■ Recorded information ■

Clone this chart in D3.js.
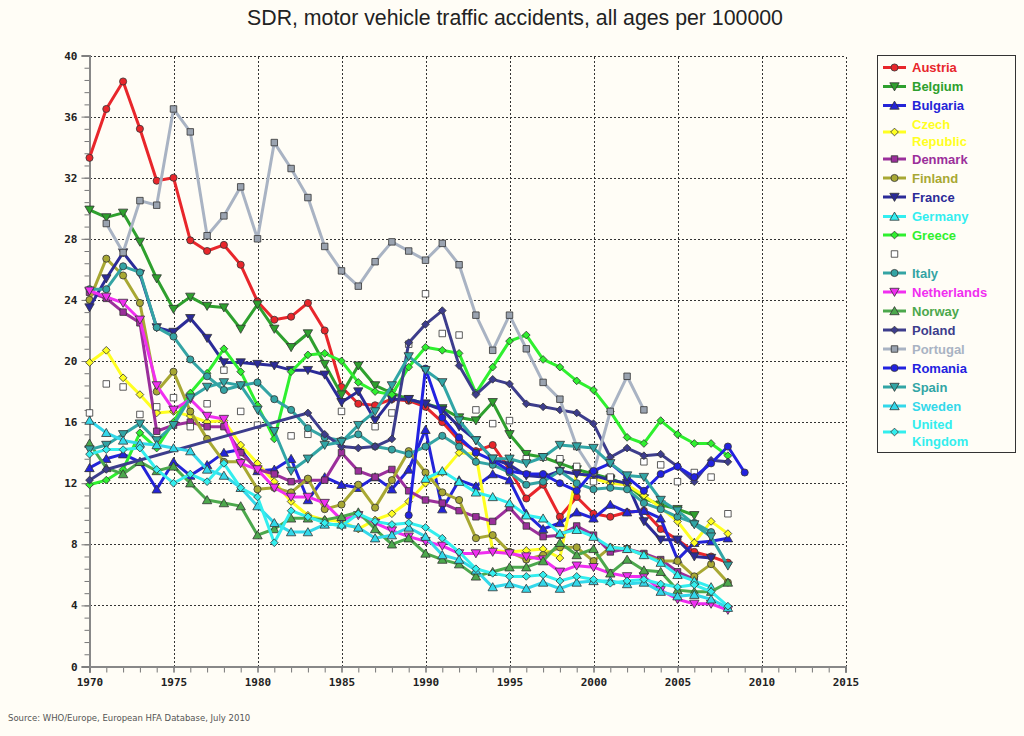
<!DOCTYPE html>
<html><head><meta charset="utf-8">
<script src="https://cdn.jsdelivr.net/npm/d3@7"></script>
<style>
html,body{margin:0;padding:0;background:#fffdf6;}
svg{display:block;}
</style></head><body>
<svg id="chart" width="1024" height="736"></svg>
<script>
// ---------- DATA (years 1970..2009) ----------
const years = d3.range(1970, 2010);
const _ = null;
const austria     = [33.3,36.5,38.3,35.2,31.8,32.0,27.9,27.2,27.6,26.3,23.9,22.7,22.9,23.8,22.0,18.3,17.2,17.1,17.5,17.4,17.0,16.0,14.8,14.1,14.5,12.9,11.0,11.9,9.8,11.1,10.0,9.8,10.1,10.2,9.0,8.3,7.5,7.2,6.8,_];
const belgium     = [29.9,29.4,29.7,27.8,25.4,23.4,24.2,23.6,23.5,22.1,23.7,22.1,20.9,21.8,19.8,17.8,19.7,18.4,17.9,17.5,17.2,16.9,16.3,16.1,17.3,15.2,13.9,13.7,13.3,12.9,12.6,12.3,11.9,11.0,10.6,10.3,9.9,_,_,_];
const bulgaria    = [13.0,13.6,13.9,13.4,11.6,13.4,12.5,13.2,14.0,14.2,12.8,12.9,13.6,10.9,12.4,11.9,11.7,12.4,11.6,12.9,15.5,10.3,12.2,11.8,12.6,12.2,10.0,9.0,9.4,10.1,9.7,10.6,10.1,10.2,9.7,7.0,8.1,8.2,8.4,_];
const czech       = [19.9,20.7,18.9,17.8,16.6,16.7,16.4,16.0,16.1,14.5,13.3,12.1,10.8,9.9,9.6,9.5,9.0,9.6,10.0,10.8,12.0,12.7,14.0,13.9,7.6,7.5,7.6,7.7,7.1,12.7,12.3,12.0,11.9,11.2,10.4,9.5,8.1,9.5,8.7,_];
const denmark     = [24.5,24.1,23.2,22.5,15.4,15.8,16.0,15.7,15.7,14.0,12.9,12.6,12.1,12.2,12.2,14.0,12.8,12.4,12.9,11.5,10.9,10.7,10.2,9.8,9.5,10.4,9.2,8.5,8.6,9.2,8.6,7.5,7.7,7.4,7.0,6.2,5.7,_,_,_];
const finland     = [24.0,26.7,25.6,23.8,18.0,19.3,16.7,14.9,13.4,13.4,11.6,11.7,11.4,12.3,10.3,10.6,11.9,10.4,12.2,14.1,12.7,11.4,10.9,8.4,8.6,7.5,7.0,7.3,7.8,7.8,6.9,7.8,7.7,7.3,6.9,6.9,5.9,6.7,5.5,_];
const france      = [23.5,25.4,27.1,25.7,22.2,21.9,22.8,21.5,19.9,19.9,19.8,19.7,19.4,19.4,19.1,17.3,18.0,16.1,17.5,17.5,17.2,16.8,15.7,14.8,13.6,13.2,12.5,12.4,12.8,12.6,12.5,12.2,12.0,9.5,8.3,8.3,7.2,7.1,_,_];
const germany     = [_,_,_,_,_,_,_,_,_,_,_,_,_,_,_,_,_,_,_,_,12.3,12.8,12.1,11.4,11.1,10.7,9.9,9.7,8.7,8.95,8.5,7.8,7.7,7.3,6.8,6.0,5.6,5.2,_,_];
const greece      = [11.9,12.2,12.9,15.3,14.3,16.0,17.9,19.2,20.8,19.3,17.1,14.9,19.3,20.4,20.5,20.0,18.6,18.0,17.8,19.6,20.9,20.7,20.5,17.9,19.6,21.3,21.7,20.1,19.6,18.7,18.1,16.7,15.0,14.6,16.1,15.2,14.6,14.6,13.8,_];
const unnamed     = [16.6,18.5,18.3,16.5,17.0,17.6,15.7,17.2,19.4,16.7,15.8,_,15.1,15.2,_,16.7,_,15.7,16.6,21.1,24.4,21.8,21.7,16.8,15.9,16.1,13.6,13.7,13.6,13.1,12.1,12.4,_,13.4,13.2,12.1,12.7,12.4,10.0,_];
const italy       = [24.7,24.7,26.2,25.8,22.2,21.6,20.1,19.0,18.1,18.4,18.6,17.5,16.8,15.6,15.0,14.8,15.2,14.4,14.2,13.9,14.4,15.1,14.4,13.4,13.2,12.7,11.9,12.1,12.8,12.0,11.6,11.7,11.6,10.7,10.3,9.8,9.4,8.8,_,_];
const netherlands = [24.6,24.2,23.8,22.7,18.4,16.8,17.5,16.4,16.2,13.3,12.9,11.7,11.1,11.1,10.7,9.6,9.9,9.4,8.9,8.5,8.2,7.9,7.4,7.4,7.5,7.4,7.2,7.0,6.2,6.6,6.5,6.1,5.9,5.9,5.0,4.4,4.1,4.1,3.7,_];
const norway      = [14.6,13.0,12.6,13.4,12.8,13.1,12.0,10.9,10.7,10.5,8.6,9.0,9.7,9.7,9.6,9.8,10.1,9.0,8.0,8.4,7.4,7.0,6.7,5.9,6.2,6.5,6.5,6.9,8.1,7.3,7.7,6.1,7.0,6.3,6.2,5.0,4.9,4.9,5.5,_];
const poland      = [12.2,12.9,_,_,_,_,_,_,_,_,_,_,_,16.6,15.2,14.4,14.3,14.4,14.9,21.2,22.4,23.3,19.7,17.8,18.8,18.5,17.2,17.0,16.8,16.6,15.9,13.7,14.3,13.8,13.9,13.1,12.1,13.5,13.4,_];
const portugal    = [_,29.0,27.1,30.5,30.2,36.5,35.0,28.2,29.5,31.4,28.0,34.3,32.6,30.7,27.5,25.9,24.9,26.5,27.8,27.2,26.6,27.7,26.3,23.0,20.7,23.0,20.8,18.6,17.5,14.4,12.7,16.7,19.0,16.8,_,_,_,_,_,_];
const romania     = [_,_,_,_,_,_,_,_,_,_,_,_,_,_,_,_,_,_,_,9.9,19.5,16.3,15.0,14.0,13.5,12.8,12.6,12.6,12.0,11.5,12.8,13.3,12.4,11.5,12.6,13.1,12.4,13.3,14.4,12.7];
const spain       = [14.2,14.5,15.2,15.9,14.8,15.8,17.6,18.3,18.6,18.4,16.8,15.4,12.8,13.6,14.5,14.7,15.8,16.7,18.4,20.3,19.4,18.6,16.1,14.8,13.6,13.6,13.3,13.7,14.5,14.4,14.3,13.3,12.5,12.4,10.9,10.2,9.3,8.5,6.6,_];
const sweden      = [16.1,15.3,14.8,14.6,14.5,14.3,14.1,12.9,12.5,11.7,10.5,9.4,8.8,8.8,9.3,9.3,9.1,8.4,8.6,9.1,8.5,7.3,7.0,6.3,5.2,5.4,5.1,5.5,5.1,5.5,5.6,5.6,5.4,5.5,4.9,4.6,4.7,4.4,3.85,_];
const uk          = [13.9,14.2,14.2,14.3,12.9,12.0,12.6,12.1,13.3,11.7,11.1,8.1,10.2,9.8,9.4,9.2,10.0,9.5,9.3,9.4,9.1,8.4,7.5,6.4,6.1,5.9,5.9,6.0,5.6,5.9,5.7,5.45,5.6,5.7,5.4,5.2,5.35,4.9,3.95,_];

const seriesNames  = ["Austria","Belgium","Bulgaria","Czech Republic","Denmark","Finland","France","Germany","Greece","","Italy","Netherlands","Norway","Poland","Portugal","Romania","Spain","Sweden","United Kingdom"];
const seriesValues = [austria,belgium,bulgaria,czech,denmark,finland,france,germany,greece,unnamed,italy,netherlands,norway,poland,portugal,romania,spain,sweden,uk];
const seriesColors = ["#e8262b","#2ea02e","#2424d8","#ffff22","#9b2f9b","#a8a833","#2b2b98","#33eef0","#2ff02f","#ffffff","#34a4a4","#f02ff0","#4ca84c","#3d3d8c","#a9b3c3","#2222e0","#31a5a5","#33d8ea","#33eeee"];
const seriesSymbols= ["circle","tdown","tup","diamond","square","circle","tdown","tup","diamond","square","circle","tdown","tup","diamond","square","circle","tdown","tup","diamond"];
const legendLines  = [["Austria"],["Belgium"],["Bulgaria"],["Czech","Republic"],["Denmark"],["Finland"],["France"],["Germany"],["Greece"],[""],["Italy"],["Netherlands"],["Norway"],["Poland"],["Portugal"],["Romania"],["Spain"],["Sweden"],["United","Kingdom"]];
const xTickLabels = d3.range(1970, 2016, 5);
const yTickLabels = d3.range(0, 41, 4);
const titleText = "SDR, motor vehicle traffic accidents, all ages per 100000";
const sourceText = "Source: WHO/Europe, European HFA Database, July 2010";

// ---------- LAYOUT ----------
const svg = d3.select("#chart");
const W = 1024, H = 736;
svg.append("rect").attr("width",W).attr("height",H).attr("fill","#fffdf6");
const x = d3.scaleLinear().domain([1970,2015]).range([89.5,845.5]);
const y = d3.scaleLinear().domain([0,40]).range([666.5,55.5]);

svg.append("text").attr("x",515).attr("y",25).attr("text-anchor","middle")
  .attr("font-family","Liberation Sans, Arial, sans-serif").attr("font-size",21.3).attr("fill","#222")
  .text(titleText);

// grid
const grid = svg.append("g").attr("stroke","#333").attr("stroke-width",1).attr("stroke-dasharray","2,2").attr("shape-rendering","crispEdges");
xTickLabels.filter(v=>v>1970).forEach(v=>{
  grid.append("line").attr("x1",Math.round(x(v))+0.5).attr("x2",Math.round(x(v))+0.5).attr("y1",y(0)).attr("y2",y(40));
});
yTickLabels.filter(v=>v>0).forEach(v=>{
  grid.append("line").attr("x1",x(1970)).attr("x2",x(2015)).attr("y1",Math.round(y(v))+0.5).attr("y2",Math.round(y(v))+0.5);
});

// axes
const tickFont = "DejaVu Sans Mono, monospace";
const xMinor = d3.axisBottom(x).tickValues(d3.range(1970,2016,1)).tickSize(6).tickFormat("");
const xMajor = d3.axisBottom(x).tickValues(xTickLabels).tickSize(6).tickPadding(6).tickFormat(d3.format("d"));
const yMinor = d3.axisLeft(y).tickValues(d3.range(0,40.01,0.8)).tickSize(5).tickFormat("");
const yMajor = d3.axisLeft(y).tickValues(yTickLabels).tickSize(8).tickPadding(4).tickFormat(d3.format("d"));
function styleAxis(g){
  g.select(".domain").attr("stroke","#888").attr("stroke-width",2);
  g.selectAll(".tick line").attr("stroke","#777");
  g.selectAll("text").attr("font-family",tickFont).attr("font-weight","bold").attr("font-size",11).attr("fill","#222");
}
svg.append("g").attr("transform",`translate(0,${y(0)})`).call(xMinor).call(styleAxis);
svg.append("g").attr("transform",`translate(0,${y(0)})`).call(xMajor).call(styleAxis);
svg.append("g").attr("transform",`translate(${x(1970)},0)`).call(yMinor).call(styleAxis);
svg.append("g").attr("transform",`translate(${x(1970)},0)`).call(yMajor).call(styleAxis);

// symbols
function symPath(type){
  switch(type){
    case "circle": return d3.symbol(d3.symbolCircle, 40)();
    case "tup": return d3.symbol(d3.symbolTriangle, 38)();
    case "tdown": return d3.symbol(d3.symbolTriangle, 38)();
    case "diamond": return d3.symbol(d3.symbolDiamond2, 38)();
    case "square": return d3.symbol(d3.symbolSquare, 42)();
  }
}
function markerFill(i){
  if (seriesNames[i]==="") return "#ffffff";
  if (seriesNames[i]==="Portugal") return "#9aa3b0";
  return seriesColors[i];
}
function drawMarker(g, i, cx, cy){
  const t = seriesSymbols[i];
  const rot = t==="tdown" ? " rotate(180)" : "";
  const dy = t==="tup" ? 1 : (t==="tdown" ? -1 : 0);
  g.append("path").attr("d",symPath(t))
    .attr("transform",`translate(${cx},${cy+dy})${rot}`)
    .attr("fill",markerFill(i)).attr("stroke","#333").attr("stroke-width",0.8);
}

// lines + markers
const plot = svg.append("g");
const lineGen = d3.line().x(d=>x(d.year)).y(d=>y(d.v));
seriesValues.forEach((vals,i)=>{
  const pts = years.map((yr,k)=>({year:yr, v:vals[k]})).filter(d=>d.v!==null && d.v!==undefined);
  const g = plot.append("g");
  if (seriesNames[i]!==""){
    g.append("path").datum(pts).attr("d",lineGen).attr("fill","none")
      .attr("stroke",seriesColors[i]).attr("stroke-width",3).attr("stroke-linejoin","round");
  }
  pts.forEach(d=>drawMarker(g,i,x(d.year),y(d.v)));
});

// legend
const lg = svg.append("g");
lg.append("rect").attr("x",877.5).attr("y",55.5).attr("width",138).attr("height",397)
  .attr("fill","#fffdf6").attr("stroke","#333").attr("stroke-width",1);
const legendY = [67.5,86.5,105.5,132,159,178,197,216.5,235,254,273,292,311,330,349,368,387,406,432];
seriesNames.forEach((n,i)=>{
  const cy = legendY[i];
  if (n!==""){
    lg.append("line").attr("x1",883).attr("x2",906).attr("y1",cy).attr("y2",cy)
      .attr("stroke",seriesColors[i]).attr("stroke-width",3);
  }
  drawMarker(lg,i,894.5,cy);
  const lines = legendLines[i];
  lines.forEach((t,k)=>{
    if (!t) return;
    const ty = lines.length===1 ? cy : cy + (k===0 ? -8 : 9);
    lg.append("text").attr("x",912).attr("y",ty).attr("dy","0.35em")
      .attr("font-family","Liberation Sans, Arial, sans-serif").attr("font-weight","bold").attr("font-size",13)
      .attr("fill",seriesColors[i]).text(t);
  });
});

svg.append("text").attr("x",8).attr("y",721).attr("font-family","DejaVu Sans, Verdana, sans-serif")
  .attr("font-size",8.5).attr("fill","#555").text(sourceText);
</script>
</body></html>
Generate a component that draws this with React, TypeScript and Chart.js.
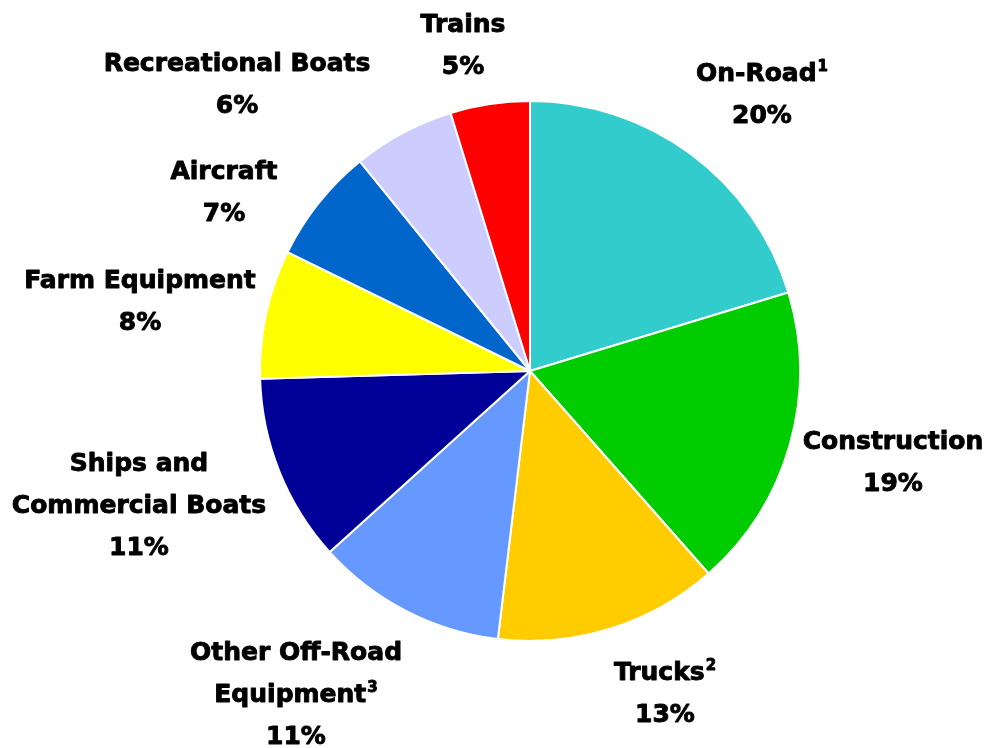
import React, { useEffect, useRef } from "react";
import { Chart, registerables } from "chart.js";

Chart.register(...registerables);

const categories = [
  "On-Road",
  "Construction",
  "Trucks",
  "Other Off-Road Equipment",
  "Ships and Commercial Boats",
  "Farm Equipment",
  "Aircraft",
  "Recreational Boats",
  "Trains",
];
// slice sizes
const shares = [20.3, 18.2, 13.4, 11.4, 11.25, 7.7, 6.9, 6.1, 4.75];
// percent labels as printed
const shareLabels = [20, 19, 13, 11, 11, 8, 7, 6, 5];
const colors = [
  "#33CCCC",
  "#00CC00",
  "#FFCC00",
  "#6699FF",
  "#000099",
  "#FFFF00",
  "#0066CC",
  "#CCCCFF",
  "#FF0000",
];
// label text lines; [text, superscript]
const labelLines: [string, string][][] = [
  [["On-Road", "1"]],
  [["Construction", ""]],
  [["Trucks", "2"]],
  [["Other Off-Road", ""], ["Equipment", "3"]],
  [["Ships and", ""], ["Commercial Boats", ""]],
  [["Farm Equipment", ""]],
  [["Aircraft", ""]],
  [["Recreational Boats", ""]],
  [["Trains", ""]],
];

// label block centres relative to pie centre, in units of the radius
const labelPlacement: [number, number][] = [
  [232 / 270, -278 / 270],
  [363 / 270, 90 / 270],
  [135 / 270, 321 / 270],
  [-234 / 270, 322 / 270],
  [-391 / 270, 133 / 270],
  [-390 / 270, -71 / 270],
  [-306 / 270, -180 / 270],
  [-293 / 270, -288 / 270],
  [-67 / 270, -327 / 270],
];

const FONT = '"DejaVu Sans", sans-serif';

const labelPlugin = {
  id: "pieLabels",
  afterDraw(chart: any) {
    const ctx = chart.ctx;
    const meta = chart.getDatasetMeta(0);
    const arc0 = meta.data[0];
    if (!arc0) return;
    const cx = arc0.x;
    const cy = arc0.y;
    const R = arc0.outerRadius;
    const fs = 25;
    const sfs = 15;
    const lh = 42;
    ctx.save();
    ctx.fillStyle = "#000";
    ctx.strokeStyle = "#000";
    ctx.lineWidth = 0.9;
    ctx.lineJoin = "round";
    ctx.textBaseline = "alphabetic";
    ctx.textAlign = "left";
    shareLabels.forEach((v: number, i: number) => {
      const lines: [string, string][] = [...labelLines[i], [`${v}%`, ""]];
      const [px, py] = labelPlacement[i];
      const bx = cx + px * R;
      const by = cy + py * R;
      const n = lines.length;
      lines.forEach(([t, sup], j) => {
        const lineCenter = by + (j - (n - 1) / 2) * lh;
        const base = lineCenter + fs * 0.365;
        ctx.font = `bold ${fs}px ${FONT}`;
        const w = ctx.measureText(t).width;
        let sw = 0;
        if (sup) {
          ctx.font = `bold ${sfs}px ${FONT}`;
          sw = ctx.measureText(sup).width + 1;
        }
        const x0 = bx - (w + sw) / 2;
        ctx.font = `bold ${fs}px ${FONT}`;
        ctx.fillText(t, x0, base);
        ctx.strokeText(t, x0, base);
        if (sup) {
          ctx.font = `bold ${sfs}px ${FONT}`;
          ctx.fillText(sup, x0 + w + 1, base - 10);
          ctx.strokeText(sup, x0 + w + 1, base - 10);
        }
      });
    });
    ctx.restore();
  },
};

export default function App() {
  const ref = useRef<HTMLCanvasElement | null>(null);
  useEffect(() => {
    if (!ref.current) return;
    const chart = new Chart(ref.current, {
      type: "pie",
      data: {
        labels: categories,
        datasets: [
          {
            data: shares,
            backgroundColor: colors,
            borderColor: "#FFFFFF",
            borderWidth: 2,
          },
        ],
      },
      options: {
        responsive: false,
        animation: false,
        layout: { padding: { left: 259, right: 186, top: 100, bottom: 106 } },
        plugins: {
          legend: { display: false },
          tooltip: { enabled: false },
        },
      },
      plugins: [labelPlugin],
    });
    return () => chart.destroy();
  }, []);
  return (
    <div style={{ position: "absolute", left: 0, top: 0, width: 987, height: 748, background: "#fff" }}>
      <canvas ref={ref} width={987} height={748} />
    </div>
  );
}
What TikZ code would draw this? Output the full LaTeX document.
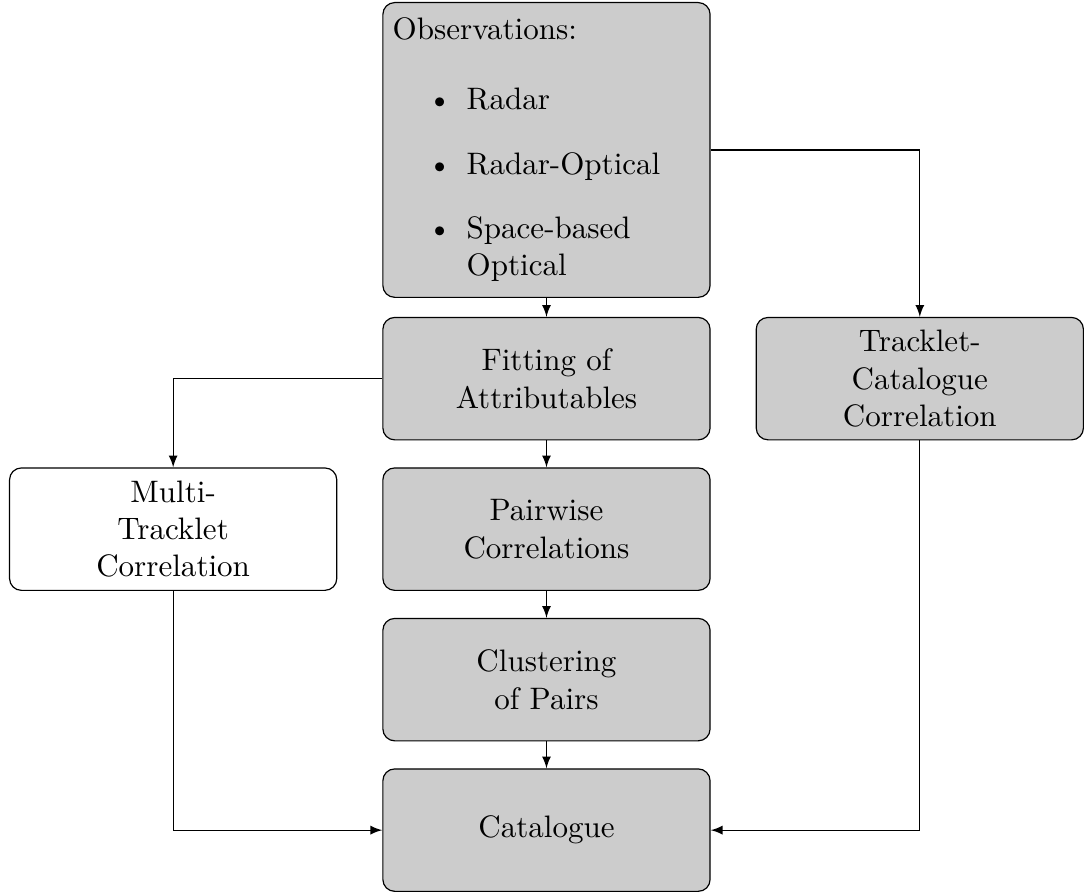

■ Task ■
Pictures stay out: repeat exactly only the lines from the one with "Generate a component" through the one with "Chart.register(...registerables);".

■ Result for this exercise ■
Generate a component that draws this with React, TypeScript and Chart.js.
import React, { useEffect, useRef } from "react";
import { Chart, registerables } from "chart.js";

Chart.register(...registerables);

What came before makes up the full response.